Destroying a token that embraced their ideology is not gonna make us repeat history, It leaves it in the past where it should die, and be buried. Not regurgitated even for enlightenment.
I suppose none of you guys own anything with Washington (slave owner), Jefferson (slave owner), Jackson (trail of tears) or Roosevelt (signed executive order #9066 authorizing the internment of tens of thousands of American citizens of Japanese ancestry.)
WOW!...radioactive subject, ya Think? Coin Talk article's final paragraph pretty much sez it all: "So it is not hard to see why Stone Mountain became a shrine to Klansmen throughout the U.S.. Many members of the Confederate army and the original KKK were inextricably connected. However difficult it might be for present-day collectors to accept, historically it is almost impossible to separate the Klan from the concept, funding and creation of the Confederate memorial at Stone Mountain and its commemorative coin." Unfortunately, Taste is indisputable, J.T.
I am sorry, but I have a HUGE issue with anyone in this hobby advocating destroying an item. History is history. The item DID NOT DO IT. A silver coin with a Nazi symbol DID NOT do any negative things the Nazis did. I have a coin of Ghengis Khan. Should THAT be destroyed because he killed entire populations of cities who resisted him? The COIN did not do that, the man who is dead did that. Anyone advocating destroying any object just because of what what someone did is no more than old fashioned book burners. No OBJECT performed the acts you despise, just like no book wrote itself. Objects are objects. They should be preserved and used for education. If the OP had posted this item and praised its message, then I could see why people would get riled up, just like if I posted a Ghengis Khan coin and advocated treating people today like he did. The OP didn't. He posted an object about a group of people with despicable opinions, and I think today is a fine day to show what some people think and how they were wrong, and how MLK helped the country overcome such nonsense.

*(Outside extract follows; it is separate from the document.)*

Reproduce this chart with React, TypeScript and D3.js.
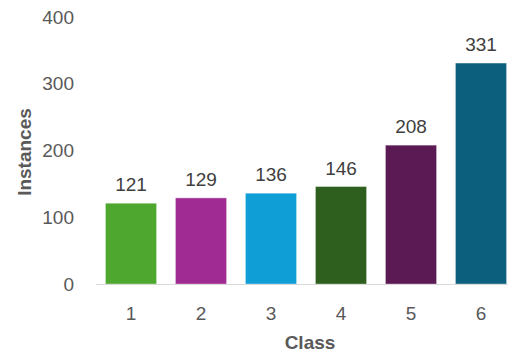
import React from "react";
import * as d3 from "d3";

const categories = ["1", "2", "3", "4", "5", "6"];
const values = [121, 129, 136, 146, 208, 331];
const colors = ["#4EA72E", "#A02B93", "#0F9ED5", "#2E5F1E", "#5C1A55", "#0D5F7E"];
const yTicks = [0, 100, 200, 300, 400];
const xTitle = "Class";
const yTitle = "Instances";

const W = 508;
const H = 356;
const FONT = "'Liberation Sans', Arial, sans-serif";
const TEXT = "#595959";

export default function App() {
  const x = d3.scaleBand<string>().domain(categories).range([96, 516]).paddingInner(0.27).paddingOuter(0.135);
  const y = d3.scaleLinear().domain([0, 400]).range([284, 17]);
  return (
    <svg width={W} height={H} style={{ position: "absolute", left: 0, top: 0, background: "#fff" }}>
      {yTicks.map((t) => (
        <text key={t} x={74} y={y(t)} dy="0.35em" textAnchor="end" fontFamily={FONT} fontSize={19} fill={TEXT}>
          {t}
        </text>
      ))}
      {categories.map((c, i) => (
        <g key={c}>
          <rect
            x={x(c)!}
            y={y(values[i])}
            width={x.bandwidth()}
            height={y(0) - y(values[i])}
            fill={colors[i]}
            stroke="rgba(255,255,255,0.35)"
            strokeWidth={1}
          />
          <text x={x(c)! + x.bandwidth() / 2} y={y(values[i]) - 12} textAnchor="middle" fontFamily={FONT} fontSize={19} fill="#404040">
            {values[i]}
          </text>
          <text x={x(c)! + x.bandwidth() / 2} y={320} textAnchor="middle" fontFamily={FONT} fontSize={19} fill={TEXT}>
            {c}
          </text>
        </g>
      ))}
      <line x1={96} x2={516} y1={y(0) + 0.5} y2={y(0) + 0.5} stroke="#D9D9D9" strokeWidth={1} />
      <text x={310} y={349} textAnchor="middle" fontFamily={FONT} fontSize={19} fontWeight="bold" fill={TEXT}>
        {xTitle}
      </text>
      <text transform={`translate(31,152) rotate(-90)`} textAnchor="middle" fontFamily={FONT} fontSize={19} fontWeight="bold" fill={TEXT}>
        {yTitle}
      </text>
    </svg>
  );
}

While I agree that all of those things were awful, I don't think any of them, with the exception of Jackson probably, existed for the sole purpose of "racial supremacy". But what do I know... I'm not a "Good Ole Boy"
Living in Texas we still have populations of Real Native Americans. You may find this factoid interesting: almost to a man (or women) they will not accept an 'Ol' Hickory' $20 Bill in trade. IMHO, That's perfectly understandable. Really OLD good ol' boy, J.T.
I wouldn't be surprised if the Jim Crow Museum of Racist Memorabilia in Big Rapids, Michigan already has a few of these tokens. Their tagline is "Using Objects of Intolerance to Teach Tolerance and Promote Social Justice." You could check with them on donations, but, as their homepage says, it sounds like donations of material have really increased recently.